In the novel, the children require physical and emotional distance from the adults and adult-controlled perceptions of the world. This is crucial to the kind of childhood engagement with the landscape that they experience and the sense of escapism they are able to achieve.

At the same time, the question of how much independence is appropriate is raised in each book by near disasters – including the children sailing at night alone with the potential of crashing or getting injured and lost on the hilltops. For any modern parent, one of the most striking features of the narrative is the high level of freedom the children are allowed – far higher than any parent would be happy with today.

Of course, in writing Swallows and Amazons, the book’s author Arthur Ransome was himself escaping into his own remembered past, to a place of childhood memories of Lake District holidays spent outdoors while his academic father – a professor of history at the University of Leeds – marked scripts and undertook some desultory research.

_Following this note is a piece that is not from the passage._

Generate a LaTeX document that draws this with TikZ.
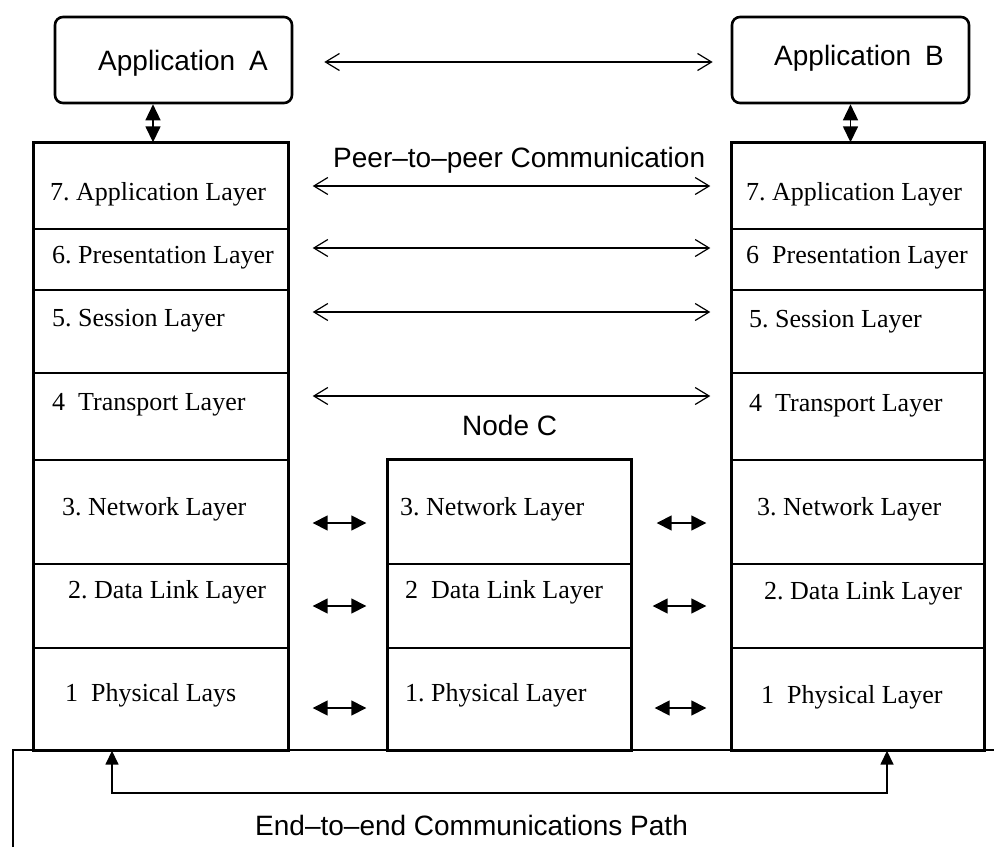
\documentclass[tikz,border=0pt]{standalone}
\usepackage{fontspec}
\setmainfont{Liberation Serif}
\newfontfamily\sansf{Liberation Sans}
\usetikzlibrary{arrows.meta}
\frenchspacing
\begin{document}
\begin{tikzpicture}[x=1pt,y=-1pt,
  layer/.style={draw,line width=1.4pt,inner sep=0pt},
  colA/.style={minimum width=254pt},
  colC/.style={minimum width=243pt},
  colB/.style={minimum width=252pt},
  outer/.style={draw,line width=2.6pt},
  appbox/.style={draw,line width=2.6pt,rounded corners=8pt,minimum width=237pt,minimum height=86pt,inner sep=0pt},
  lbl/.style={anchor=base west,inner sep=0pt,font=\fontsize{26}{30}\selectfont},
  slbl/.style={anchor=base west,inner sep=0pt,font=\sansf\fontsize{28}{32}\selectfont},
  peer/.style={line width=1.8pt,{Straight Barb[length=14pt,width=17pt,line width=1.2pt]}-{Straight Barb[length=14pt,width=17pt,line width=1.2pt]}},
  smallarr/.style={line width=1.6pt,{Triangle[length=15pt,width=15pt]}-{Triangle[length=15pt,width=15pt]}},
  apparr/.style={line width=1.5pt,{Triangle[length=16pt,width=15pt]}-{Triangle[length=16pt,width=15pt]}},
  e2e/.style={line width=1.6pt,{Triangle[length=14pt,width=13pt]}-{Triangle[length=14pt,width=13pt]}}
]
\useasboundingbox (0,0) rectangle (994,847);

% application boxes
\node[appbox] (appA) at (173.5,60) {};
\node[appbox] (appB) at (850.5,60) {};
\node[slbl] (tappA) at (98,70) {Application\enspace A};
\node[slbl] (tappB) at (774,65) {Application\enspace B};

% left stack
\node[layer,colA,minimum height=86pt] (A7) at (161,186) {};
\node[layer,colA,minimum height=61pt] (A6) at (161,259.5) {};
\node[layer,colA,minimum height=83pt] (A5) at (161,331.5) {};
\node[layer,colA,minimum height=87pt] (A4) at (161,416.5) {};
\node[layer,colA,minimum height=104pt] (A3) at (161,512) {};
\node[layer,colA,minimum height=84pt] (A2) at (161,606) {};
\node[layer,colA,minimum height=102pt] (A1) at (161,699) {};
\draw[outer] (A7.north west) rectangle (A1.south east);

% node C
\node[layer,colC,minimum height=104pt] (C3) at (509.5,512) {};
\node[layer,colC,minimum height=84pt] (C2) at (509.5,606) {};
\node[layer,colC,minimum height=102pt] (C1) at (509.5,699) {};
\draw[outer] (C3.north west) rectangle (C1.south east);

% right stack
\node[layer,colB,minimum height=86pt] (B7) at (858,186) {};
\node[layer,colB,minimum height=61pt] (B6) at (858,259.5) {};
\node[layer,colB,minimum height=83pt] (B5) at (858,331.5) {};
\node[layer,colB,minimum height=87pt] (B4) at (858,416.5) {};
\node[layer,colB,minimum height=104pt] (B3) at (858,512) {};
\node[layer,colB,minimum height=84pt] (B2) at (858,606) {};
\node[layer,colB,minimum height=102pt] (B1) at (858,699) {};
\draw[outer] (B7.north west) rectangle (B1.south east);

% layer texts
\node[lbl] (tA7) at (50,200) {7. Application Layer};
\node[lbl] (tA6) at (52,263) {6. Presentation Layer};
\node[lbl] (tA5) at (52,326) {5. Session Layer};
\node[lbl] (tA4) at (52,410) {4\enspace Transport Layer};
\node[lbl] (tA3) at (62,515) {3. Network Layer};
\node[lbl] (tA2) at (68,598) {2. Data Link Layer};
\node[lbl] (tA1) at (65,701) {1\enspace Physical Lays};

\node[lbl] (tC3) at (400,515) {3. Network Layer};
\node[lbl] (tC2) at (405,598) {2\enspace Data Link Layer};
\node[lbl] (tC1) at (405,701) {1. Physical Layer};

\node[lbl] (tB7) at (746,200) {7. Application Layer};
\node[lbl] (tB6) at (746,263) {6\enspace Presentation Layer};
\node[lbl] (tB5) at (749,327) {5. Session Layer};
\node[lbl] (tB4) at (749,411) {4\enspace Transport Layer};
\node[lbl] (tB3) at (757,515) {3. Network Layer};
\node[lbl] (tB2) at (764,599) {2. Data Link Layer};
\node[lbl] (tB1) at (761,703) {1\enspace Physical Layer};

% other labels
\node[slbl] (peerlbl) at (333,167) {Peer–to–peer Communication};
\node[slbl] (nodeC) at (462,435) {Node C};
\node[slbl] (e2elbl) at (255,835) {End–to–end Communications Path};

% application arrows
\draw[line width=1.5pt,shorten <=31pt,shorten >=18pt,{Straight Barb[length=14pt,width=17pt,line width=1.2pt]}-{Straight Barb[length=14pt,width=17pt,line width=1.2pt]}]
  ([yshift=-2pt]appA.east) -- ([yshift=-2pt]appB.west);
\coordinate (aA) at ([xshift=-20.5pt]appA.south);
\coordinate (aB) at (appB.south);
\draw[apparr] (aA) -- (aA |- A7.north);
\draw[apparr] (aB) -- (aB |- B7.north);

% peer-to-peer arrows
\draw[peer,shorten <=24pt,shorten >=21pt] (A7.east) -- (B7.west);
\draw[peer,shorten <=24pt,shorten >=21pt] ([yshift=11.5pt]A6.east) -- ([yshift=11.5pt]B6.west);
\draw[peer,shorten <=24pt,shorten >=21pt] ([yshift=19.5pt]A5.east) -- ([yshift=19.5pt]B5.west);
\draw[peer,shorten <=24pt,shorten >=21pt] ([yshift=20.5pt]A4.east) -- ([yshift=20.5pt]B4.west);

% small hop arrows
\draw[smallarr,shorten <=24pt,shorten >=21pt] ([yshift=-11pt]A3.east) -- ([yshift=-11pt]C3.west);
\draw[smallarr,shorten <=25pt,shorten >=25pt] ([yshift=-11pt]C3.east) -- ([yshift=-11pt]B3.west);
\draw[smallarr,shorten <=24pt,shorten >=21pt] (A2.east) -- (C2.west);
\draw[smallarr,shorten <=21pt,shorten >=25pt] (C2.east) -- (B2.west);
\draw[smallarr,shorten <=24pt,shorten >=21pt] ([yshift=-9pt]A1.east) -- ([yshift=-9pt]C1.west);
\draw[smallarr,shorten <=23pt,shorten >=25pt] ([yshift=-9pt]C1.east) -- ([yshift=-9pt]B1.west);

% bottom box and end-to-end path
\draw[line width=2.6pt] (13,847) -- (13,750) -- (994,750);
\draw[e2e] ([xshift=-49pt]A1.south) -- ++(0,42) -| ([xshift=29pt]B1.south);
\end{tikzpicture}
\end{document}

And Ransome needed to escape – from a world turned upside down. Ransome was war correspondent for the Daily News, reporting first from the Russian Front and then on the early stages of the Russia Revolution. A strong Bolshevik sympathiser he played chess with Lenin and went on to marry Trotsky’s secretary, Evgenia Shelepina, after he had divorced his first wife. The two of them escaped Russia in 1919 and lived in the Baltic states for five years before returning to England and the Lake District.

There have also been claims that Ransome was a spy for the Foreign Office but his strong sympathy and personal friendships with the revolutionaries make this questionable.

An imagined place

Swallows and Amazons is primarily set around a lake which resembles Lake Coniston, with the hill of Coniston, also known as The Old Man of Coniston behind. But it also draws upon Windermere for the town on the lake and the island, as well as Derwent Water for the “peak at Darien”. In relation to this merged geography Ransome explained:

There has to be a little pulling about of rivers and roads, but every single place in all those books exists somewhere and by now I know the geography of the country in the books so well that when I walk about in actual fact, it sometimes seems to me that some giant or earthquake has been doing a little scene-shifting overnight.

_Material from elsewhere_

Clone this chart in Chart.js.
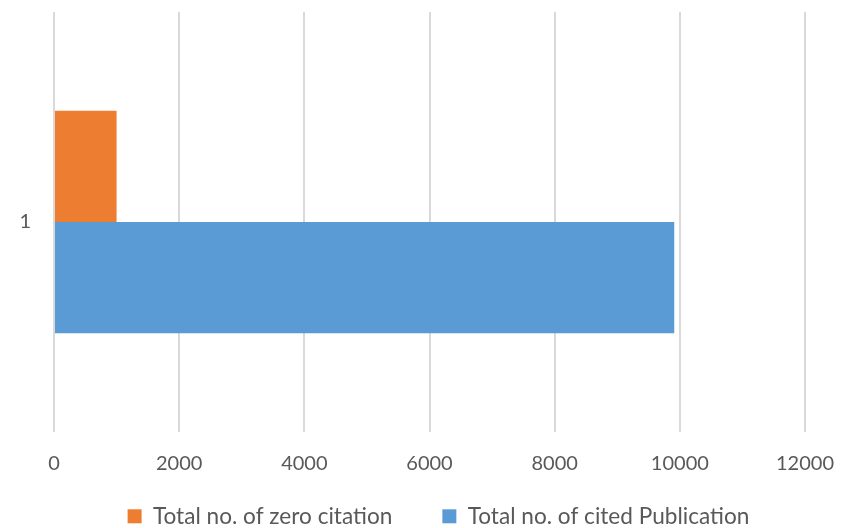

For the author, it is clear that the imaginary geography of the book almost replaces the real so that it is the world of “actual fact” that appears distorted. But this idealised montage of all the best bits of the landscape also proves crucial to the sense of place that the children in the book are able to experience.

Rewriting the landscape. Author provided

This is because it allows them to reject reality and make their own map of the world they inhabit. They take imaginative possession of the island that they sail to and camp out on by renaming it and everything seen from it.

After that they were tired and went up to the lookout place to watch the shipping on the lake and to agree about the names for all the places on the island.

Literary lands

It is clear, that works of literature about place allow the reader to escape into an earlier, easier world – and in the case of the Lake District, a world fixed in that perfect past by virtue of being a National Park.

This type of literary tourism seems to be a peculiarly British phenomenon – think Shakespeare’s Stratford, Dickens’ London, The Bronte’s Yorkshire, Hardy’s Wessex – but one that is attractive to visitors worldwide.

And with the release of Swallows and Amazons, it may well be that more children want to head to the Lake District to follow in the footsteps of John, Susan, Titty and Roger, spending their time canoeing or building campfires, and reconnecting with nature.

Tribe wars in Swallows and Amazons. Studio Canal

So, in the wake of Brexit, let’s turn our backs on the troubling present, remove ourselves from the pressures and tensions of globalisation, and retreat to the rural English landscape and fond memories of long, hot summer holidays. And what better way to do it than through Arthur Ransome’s idealised Lake District childhood in Swallows and Amazons.